◆ **Work to complete**
Extract the lines that carry the string "React" from the listing.

◆ **Dataset excerpt**
-- BEGIN --
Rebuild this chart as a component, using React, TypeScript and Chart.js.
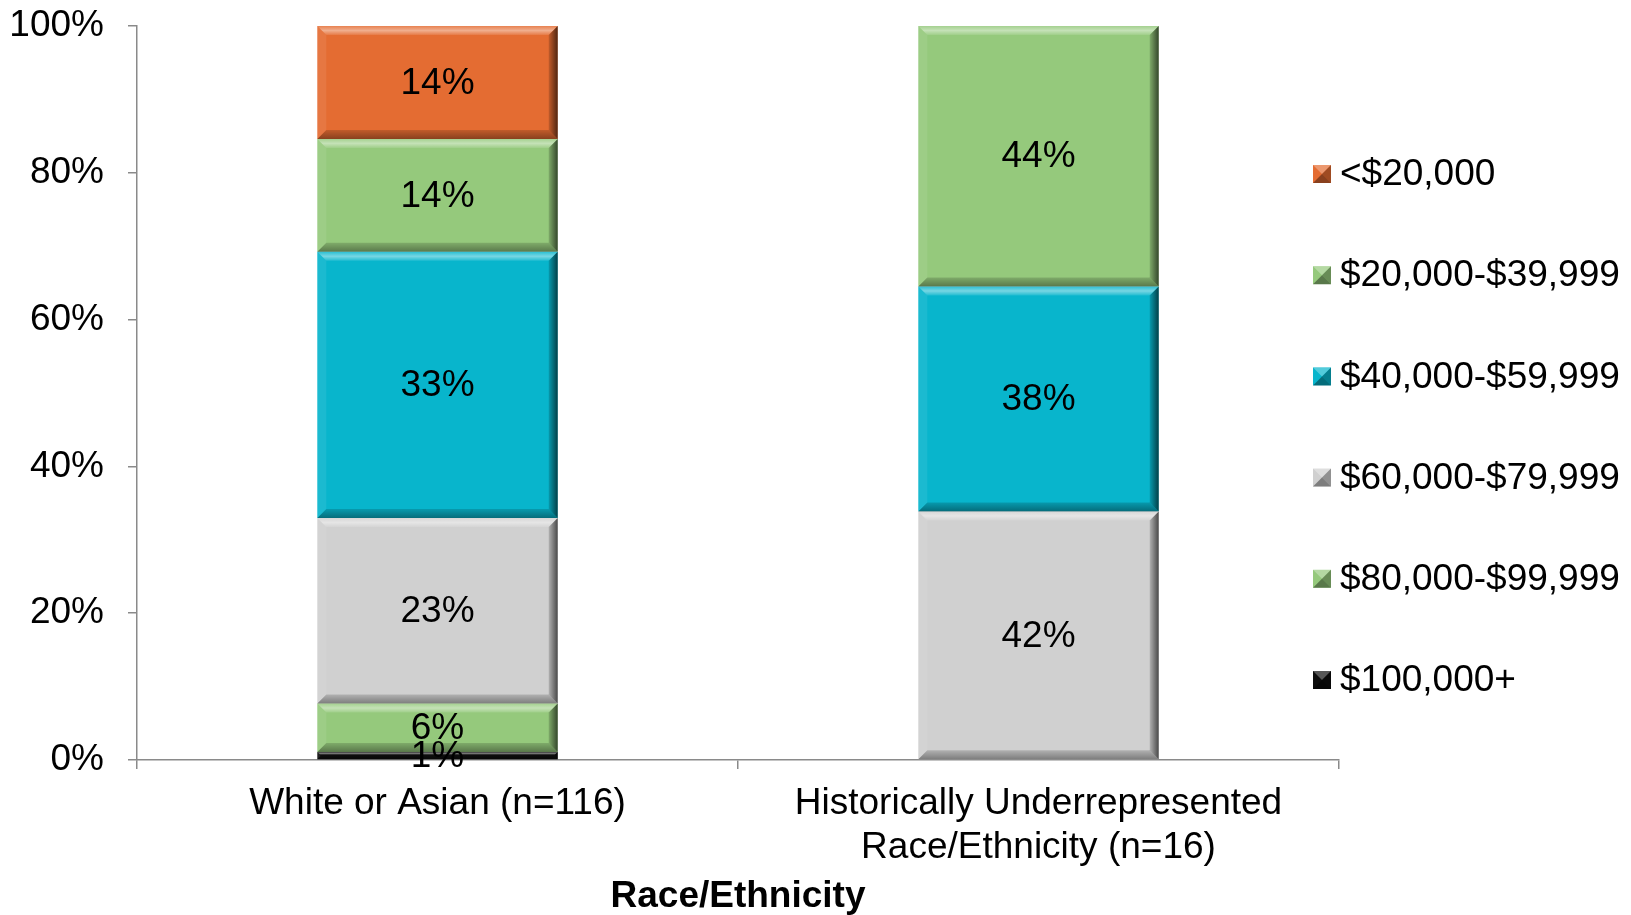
import React, { useEffect, useRef } from "react";
import { Chart, registerables } from "chart.js";

Chart.register(...registerables);

// ---- Data (values shown as the data labels, in %) ----
const categories: string[][] = [
  ["White or Asian (n=116)"],
  ["Historically Underrepresented", "Race/Ethnicity (n=16)"],
];
const seriesNames = [
  "<$20,000",
  "$20,000-$39,999",
  "$40,000-$59,999",
  "$60,000-$79,999",
  "$80,000-$99,999",
  "$100,000+",
];
const under20k = [14, 0];
const from20to40k = [14, 44];
const from40to60k = [33, 38];
const from60to80k = [23, 42];
const from80to100k = [6, 0];
const over100k = [1, 0];
const yTicks = [0, 20, 40, 60, 80, 100];
const xTitle = "Race/Ethnicity";

const seriesColors = ["#E46C32", "#95C97C", "#08B5CC", "#D0D0D0", "#95C97C", "#0D0D0D"];

const FONT = "'Liberation Sans', Arial, sans-serif";
const FS = 37;

export default function App() {
  const ref = useRef<HTMLCanvasElement | null>(null);

  useEffect(() => {
    if (!ref.current) return;
    const raw = [under20k, from20to40k, from40to60k, from60to80k, from80to100k, over100k];
    const totals = categories.map((_, i) => raw.reduce((s, arr) => s + arr[i], 0));
    // bottom of stack first
    const order = [5, 4, 3, 2, 1, 0];
    const datasets = order.map((k) => ({
      label: seriesNames[k],
      rawValues: raw[k],
      data: raw[k].map((v, i) => (v / totals[i]) * 100),
      backgroundColor: seriesColors[k],
      borderWidth: 0,
      categoryPercentage: 1,
      barPercentage: 0.4,
    }));

    const bevelPlugin = {
      id: "bevel",
      afterDatasetsDraw(chart: any) {
        const ctx = chart.ctx;
        chart.data.datasets.forEach((ds: any, di: number) => {
          const meta = chart.getDatasetMeta(di);
          meta.data.forEach((el: any, i: number) => {
            const { x, y, base, width } = el.getProps(["x", "y", "base", "width"], true);
            const top = Math.min(y, base);
            const bottom = Math.max(y, base);
            const h = bottom - top;
            if (h < 0.5) return;
            const left = x - width / 2;
            const right = x + width / 2;
            const b = Math.min(9, h / 2.5, width / 2);
            ctx.save();
            const poly = (pts: number[][], fill: any) => {
              ctx.beginPath();
              ctx.moveTo(pts[0][0], pts[0][1]);
              for (let j = 1; j < pts.length; j++) ctx.lineTo(pts[j][0], pts[j][1]);
              ctx.closePath();
              ctx.fillStyle = fill;
              ctx.fill();
            };
            const gt = ctx.createLinearGradient(0, top, 0, top + b);
            gt.addColorStop(0, "rgba(255,255,255,0.15)");
            gt.addColorStop(0.5, "rgba(255,255,255,0.45)");
            gt.addColorStop(1, "rgba(255,255,255,0.1)");
            poly([[left, top], [right, top], [right - b, top + b], [left + b, top + b]], gt);
            poly([[left, top], [left + b, top + b], [left + b, bottom - b], [left, bottom]], "rgba(255,255,255,0.08)");
            const g = ctx.createLinearGradient(right - b, 0, right, 0);
            g.addColorStop(0, "rgba(0,0,0,0.15)");
            g.addColorStop(1, "rgba(0,0,0,0.65)");
            poly([[right, top], [right, bottom], [right - b, bottom - b], [right - b, top + b]], g);
            const gb = ctx.createLinearGradient(0, bottom - b, 0, bottom);
            gb.addColorStop(0, "rgba(0,0,0,0.15)");
            gb.addColorStop(1, "rgba(0,0,0,0.4)");
            poly([[left, bottom], [right, bottom], [right - b, bottom - b], [left + b, bottom - b]], gb);
            ctx.restore();
          });
        });
      },
      afterDraw(chart: any) {
        const ctx = chart.ctx;
        // data labels
        ctx.save();
        ctx.font = `${FS}px ${FONT}`;
        ctx.fillStyle = "#000";
        ctx.textAlign = "center";
        ctx.textBaseline = "middle";
        chart.data.datasets.forEach((ds: any, di: number) => {
          const meta = chart.getDatasetMeta(di);
          meta.data.forEach((el: any, i: number) => {
            const v = ds.rawValues[i];
            if (!v) return;
            const { x, y, base } = el.getProps(["x", "y", "base"], true);
            ctx.fillText(`${v}%`, x, (y + base) / 2 + 1);
          });
        });
        ctx.restore();

        // legend
        ctx.save();
        const lx = 1313;
        const tx = 1340;
        const y0 = 174;
        const step = 101.2;
        const n = chart.data.datasets.length;
        for (let j = 0; j < n; j++) {
          const ds = chart.data.datasets[n - 1 - j];
          const cy = y0 + j * step;
          const s = 18;
          const l = lx, t = cy - s / 2, r = lx + s, bt = cy + s / 2;
          ctx.fillStyle = ds.backgroundColor;
          ctx.fillRect(l, t, s, s);
          const c = (pts: number[][], fill: string) => {
            ctx.beginPath();
            ctx.moveTo(pts[0][0], pts[0][1]);
            for (let k = 1; k < pts.length; k++) ctx.lineTo(pts[k][0], pts[k][1]);
            ctx.closePath();
            ctx.fillStyle = fill;
            ctx.fill();
          };
          const m = s / 2;
          c([[l, t], [r, t], [l + m, t + m]], "rgba(255,255,255,0.3)");
          c([[r, t], [r, bt], [l + m, t + m]], "rgba(0,0,0,0.3)");
          c([[l, bt], [r, bt], [l + m, t + m]], "rgba(0,0,0,0.4)");
          ctx.fillStyle = "#000";
          ctx.font = `${FS}px ${FONT}`;
          ctx.textAlign = "left";
          ctx.textBaseline = "middle";
          ctx.fillText(ds.label, tx, cy + 1);
        }
        ctx.restore();
      },
    };

    const chart = new Chart(ref.current, {
      type: "bar",
      data: { labels: categories, datasets: datasets as any },
      options: {
        animation: false,
        responsive: false,
        maintainAspectRatio: false,
        layout: { padding: { left: 0, right: 292, top: 26, bottom: 0 } },
        plugins: { legend: { display: false }, tooltip: { enabled: false } },
        scales: {
          x: {
            stacked: true,
            offset: true,
            afterFit: (s: any) => {
              s.height = 155;
              s.paddingLeft = 0;
              s.paddingRight = 0;
            },
            grid: {
              offset: true,
              drawOnChartArea: false,
              drawTicks: true,
              tickLength: 9,
              color: "#8a8a8a",
              lineWidth: 1.5,
            },
            border: { display: true, color: "#8a8a8a", width: 1.5 },
            ticks: {
              color: "#000",
              padding: 13,
              maxRotation: 0,
              autoSkip: false,
              font: { family: FONT, size: FS, lineHeight: 44 / FS },
            },
            title: {
              display: true,
              text: xTitle,
              color: "#000",
              padding: { top: 0, bottom: 0 },
              font: { family: FONT, size: FS, weight: "bold", lineHeight: 1 },
            },
          },
          y: {
            stacked: true,
            min: 0,
            max: 100,
            afterFit: (s: any) => {
              s.width = 137;
              s.paddingTop = 0;
              s.paddingBottom = 0;
            },
            afterBuildTicks: (s: any) => {
              s.ticks = yTicks.map((v) => ({ value: v }));
            },
            grid: {
              drawOnChartArea: false,
              drawTicks: true,
              tickLength: 9,
              color: "#8a8a8a",
              lineWidth: 1.5,
            },
            border: { display: true, color: "#8a8a8a", width: 1.5 },
            ticks: {
              color: "#000",
              padding: 24,
              font: { family: FONT, size: FS },
              callback: (v: any) => `${v}%`,
            },
          },
        },
      },
      plugins: [bevelPlugin],
    });
    return () => chart.destroy();
  }, []);

  return (
    <div style={{ position: "absolute", left: 0, top: 0, width: 1631, height: 915, background: "#fff" }}>
      <canvas ref={ref} width={1631} height={915} style={{ display: "block" }} />
    </div>
  );
}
-- END --
◆ **Answer to this exercise**
Rebuild this chart as a component, using React, TypeScript and Chart.js.
import React, { useEffect, useRef } from "react";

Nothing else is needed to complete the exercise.